June 17, 2010, 5:58 pm | Posted by

The House of Representatives is currently debating the DISCLOSE Act, which among other things requires advocacy organizations to include disclosure their largest donors in any campaign advertisements. Yesterday a group of nonprofit and community organizations sent Speaker Pelosi a letter expressing their strong disapproval of a provision exempting the National Rifle Association from the bill’s campaign finance transparency requirements. Among the signatories were two faith groups – the United Church of Christ and Women of Reform Judaism.

The letter stated in part:

We strongly believe that the Citizens United decision poses a threat to the integrity of the electoral process and we support legislation that provides for effective disclosure, while at the same time protecting free and independent speech and promoting active participation in elections by individuals and organizations.

However, we must respectfully express our profound opposition to the effort to create an exemption from the disclosure requirements for large, powerful organizations, which, given the amendment’s language, in reality only applies to one entity, the National Rifle Association.

It is inappropriate and inequitable to create a two-tiered system of campaign finance laws and First Amendment protections, one for the most powerful and influential and another for everyone else.
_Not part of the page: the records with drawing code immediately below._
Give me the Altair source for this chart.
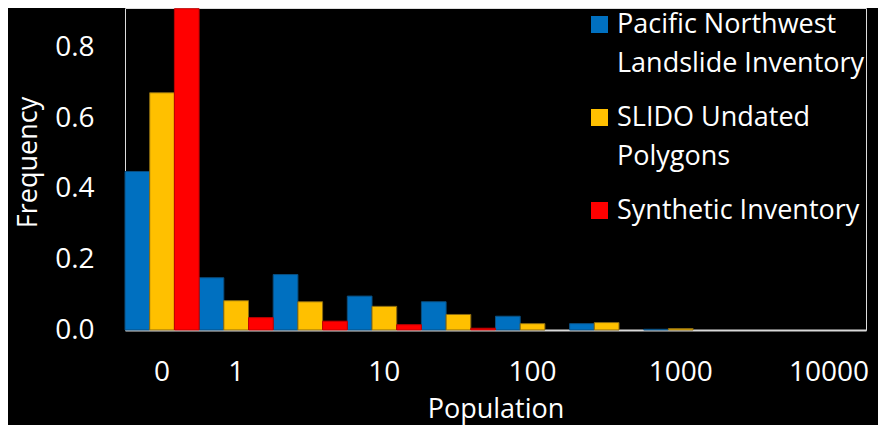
import altair as alt
import pandas as pd

bins = ["b0", "b1", "b2", "b3", "b4", "b5", "b6", "b7", "b8", "b9"]
tick_labels = ["0", "1", "", "10", "", "100", "", "1000", "", "10000"]

series = ["Pacific Northwest Landslide Inventory", "SLIDO Undated Polygons", "Synthetic Inventory"]
legend_lines = [["Pacific Northwest", "Landslide Inventory"], ["SLIDO Undated", "Polygons"], ["Synthetic Inventory"]]
colors = ["#0070C0", "#FFC000", "#FF0000"]
edge_colors = ["#0a4f80", "#8a6a10", "#c00000"]

pnw = [0.449, 0.148, 0.157, 0.096, 0.080, 0.039, 0.018, 0.002, 0.0, 0.0]
slido = [0.672, 0.083, 0.080, 0.067, 0.044, 0.018, 0.021, 0.004, 0.0, 0.0]
synthetic = [0.910, 0.035, 0.025, 0.015, 0.005, 0.0, 0.0, 0.0, 0.0, 0.0]

rows = []
for name, vals in zip(series, [pnw, slido, synthetic]):
    for b, v in zip(bins, vals):
        rows.append({"bin": b, "series": name, "freq": v})
df = pd.DataFrame(rows)

x_label_expr = " : ".join(
    [f"datum.value == '{b}' ? '{t}'" for b, t in zip(bins, tick_labels)] + ["''"]
)


def js_list(lines):
    return "[" + ",".join(f"'{l}'" for l in lines) + "]"


legend_label_expr = " : ".join(
    [f"datum.label == '{s}' ? {js_list(l)}" for s, l in zip(series, legend_lines)] + ["datum.label"]
)

FONT = "Open Sans"

chart = (
    alt.Chart(df)
    .transform_filter("datum.freq > 0")
    .mark_bar(strokeWidth=1)
    .encode(
        x=alt.X(
            "bin:N",
            sort=bins,
            scale=alt.Scale(domain=bins, paddingInner=0, paddingOuter=0),
            axis=alt.Axis(
                title="Population",
                labelExpr=x_label_expr,
                labelAngle=0,
                ticks=False,
                tickSize=0,
                labelPadding=28,
                labelFontSize=28,
                labelColor="white",
                labelFont=FONT,
                domainColor="#D9D9D9",
                domainWidth=2,
                titleFontSize=27,
                titleFont=FONT,
                titleColor="white",
                titleFontWeight="normal",
                titleY=87,
                titleBaseline="alphabetic",
            ),
        ),
        xOffset=alt.XOffset("series:N", sort=series, scale=alt.Scale(domain=series, paddingInner=0, paddingOuter=0)),
        y=alt.Y(
            "freq:Q",
            scale=alt.Scale(domain=[0, 0.912], nice=False),
            axis=alt.Axis(
                title="Frequency",
                values=[0, 0.2, 0.4, 0.6, 0.8],
                format=".1f",
                grid=False,
                domain=False,
                ticks=False,
                tickSize=0,
                labelPadding=31,
                labelFontSize=28,
                labelColor="white",
                labelFont=FONT,
                titleFontSize=27,
                titleFont=FONT,
                titleColor="white",
                titleFontWeight="normal",
                titleX=-83,
                titleY=154,
            ),
        ),
        color=alt.Color(
            "series:N",
            sort=series,
            scale=alt.Scale(domain=series, range=colors),
            legend=alt.Legend(
                title=None,
                orient="none",
                legendX=461,
                legendY=3,
                symbolType="square",
                symbolSize=290,
                symbolStrokeWidth=0,
                labelFontSize=27,
                labelFont=FONT,
                labelColor="white",
                labelExpr=legend_label_expr,
                labelLimit=400,
                labelOffset=4,
                rowPadding=26,
            ),
        ),
        stroke=alt.Stroke(
            "series:N",
            sort=series,
            scale=alt.Scale(domain=series, range=edge_colors),
            legend=None,
        ),
    )
    .properties(
        width=741,
        height=322,
        padding={"left": 117, "top": 0, "right": 12, "bottom": 95},
        autosize=alt.AutoSizeParams(type="none"),
        background="black",
    )
    .configure_view(stroke=None)
    .configure(style={"guide-label": {"lineHeight": 39}})
)

chart.save("out.html", embed_options={"renderer": "svg", "actions": False})
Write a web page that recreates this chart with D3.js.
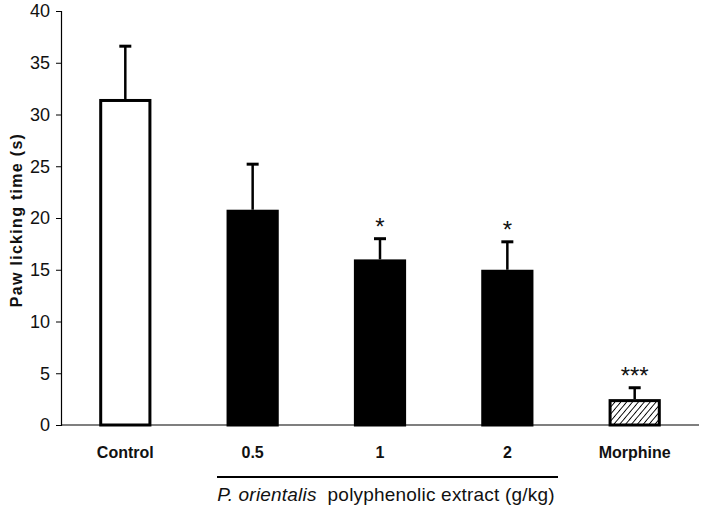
<!DOCTYPE html>
<html>
<head>
<meta charset="utf-8">
<script src="https://cdn.jsdelivr.net/npm/d3@7"></script>
<style>
  body { margin: 0; background: #fff; }
  svg { font-family: Arial, "Liberation Sans", sans-serif; }
</style>
</head>
<body>
<svg id="chart" width="701" height="513"></svg>
<script>
// data
var groups = ['Control', '0.5', '1', '2', 'Morphine'];
var means = [31.5, 20.8, 16.0, 15.0, 2.5];
var errors = [5.1, 4.4, 2.0, 2.7, 1.1];
var marks = ['', '', '*', '*', '***'];
var fills = ['white', 'black', 'black', 'black', 'url(#hatch)'];
var yTicks = [0, 5, 10, 15, 20, 25, 30, 35, 40];

var svg = d3.select('#chart');

// hatch pattern for the morphine bar
var pat = svg.append('defs').append('pattern')
  .attr('id', 'hatch')
  .attr('patternUnits', 'userSpaceOnUse')
  .attr('width', 4.5).attr('height', 4.5)
  .attr('patternTransform', 'rotate(40)');
pat.append('rect').attr('width', 4.5).attr('height', 4.5).attr('fill', 'white');
pat.append('line').attr('x1', 0).attr('y1', 0).attr('x2', 0).attr('y2', 4.5)
  .attr('stroke', 'black').attr('stroke-width', 1.8);

var x = d3.scaleBand().domain(groups).range([61, 699]).paddingInner(0.59).paddingOuter(0.3);
var y = d3.scaleLinear().domain([0, 40]).range([425, 11]);

// y axis
var yAxis = svg.append('g')
  .attr('transform', 'translate(61,0)')
  .call(d3.axisLeft(y).tickValues(yTicks).tickSize(5).tickPadding(6));
yAxis.select('.domain').attr('stroke', 'black').attr('stroke-width', 1.2);
yAxis.selectAll('line').attr('stroke', 'black');
yAxis.selectAll('text').attr('font-size', 18).attr('fill', '#111')
  .attr('font-family', 'Arial, "Liberation Sans", sans-serif');

// x baseline
svg.append('line')
  .attr('x1', 61).attr('x2', 699)
  .attr('y1', y(0)).attr('y2', y(0))
  .attr('stroke', 'black').attr('stroke-width', 1.2);

// error bars (upper only)
var eb = svg.append('g').selectAll('g').data(groups).enter().append('g');
eb.append('line')
  .attr('x1', (d) => x(d) + x.bandwidth() / 2)
  .attr('x2', (d, i) => x(d) + x.bandwidth() / 2)
  .attr('y1', (d, i) => y(means[i]))
  .attr('y2', (d, i) => y(means[i] + errors[i]))
  .attr('stroke', 'black').attr('stroke-width', 2.5);
eb.append('line')
  .attr('x1', (d) => x(d) + x.bandwidth() / 2 - 6)
  .attr('x2', (d) => x(d) + x.bandwidth() / 2 + 6)
  .attr('y1', (d, i) => y(means[i] + errors[i]))
  .attr('y2', (d, i) => y(means[i] + errors[i]))
  .attr('stroke', 'black').attr('stroke-width', 3);

// bars
svg.append('g').selectAll('rect').data(groups).enter().append('rect')
  .attr('x', (d) => x(d) + 1.5)
  .attr('width', x.bandwidth() - 3)
  .attr('y', (d, i) => y(means[i]) + 1.5)
  .attr('height', (d, i) => y(0) - y(means[i]) - 1.5)
  .attr('fill', (d, i) => fills[i])
  .attr('stroke', 'black').attr('stroke-width', 3);

// significance stars
svg.append('g').selectAll('text').data(groups).enter().append('text')
  .attr('x', (d) => x(d) + x.bandwidth() / 2)
  .attr('y', (d, i) => y(means[i] + errors[i]) - 4)
  .attr('text-anchor', 'middle')
  .attr('font-size', 24)
  .attr('fill', '#111')
  .text((d, i) => marks[i]);

// category labels
svg.append('g').selectAll('text').data(groups).enter().append('text')
  .attr('x', (d) => x(d) + x.bandwidth() / 2)
  .attr('y', 458)
  .attr('text-anchor', 'middle')
  .attr('font-size', 16).attr('font-weight', 'bold')
  .attr('fill', '#111')
  .text((d) => d);

// group bracket line and caption
svg.append('line')
  .attr('x1', 217).attr('x2', 558).attr('y1', 477).attr('y2', 477)
  .attr('stroke', 'black').attr('stroke-width', 2);

var cap = svg.append('text')
  .attr('x', 386).attr('y', 501)
  .attr('text-anchor', 'middle')
  .attr('font-size', 19).attr('letter-spacing', 0.2).attr('fill', '#111');
cap.append('tspan').attr('font-style', 'italic').text('P. orientalis');
cap.append('tspan').text('\u00a0 polyphenolic extract (g/kg)');

// y axis title
svg.append('text')
  .attr('transform', 'translate(22,220) rotate(-90)')
  .attr('text-anchor', 'middle')
  .attr('font-size', 16).attr('font-weight', 'bold')
  .attr('letter-spacing', 1.3)
  .attr('fill', '#111')
  .text('Paw licking time (s)');
</script>
</body>
</html>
There is no legitimate justification for privileging the speech of one entity over another, or of reducing the burdens of compliance for the biggest organization yet retaining them for the smallest.

We urge you in the strongest possible terms to work with the sponsors to remove the offending language and restore the integrity of the bill so we can continue to participate in efforts to craft legislation that achieves the goal we all share to undo the damage of Citizens United and restore the integrity of our democratic system. In its current form, however, we have no choice but to oppose the passage of the DISCLOSE Act.

As the bill works its way through Congress, lawmakers may amend or jettison its unequal treatment of the National Rifle Association and organizations such as religious groups and denominations. It’ll be an interesting and important detail to keep an eye on. As the letter states, it’s an issue of fairness.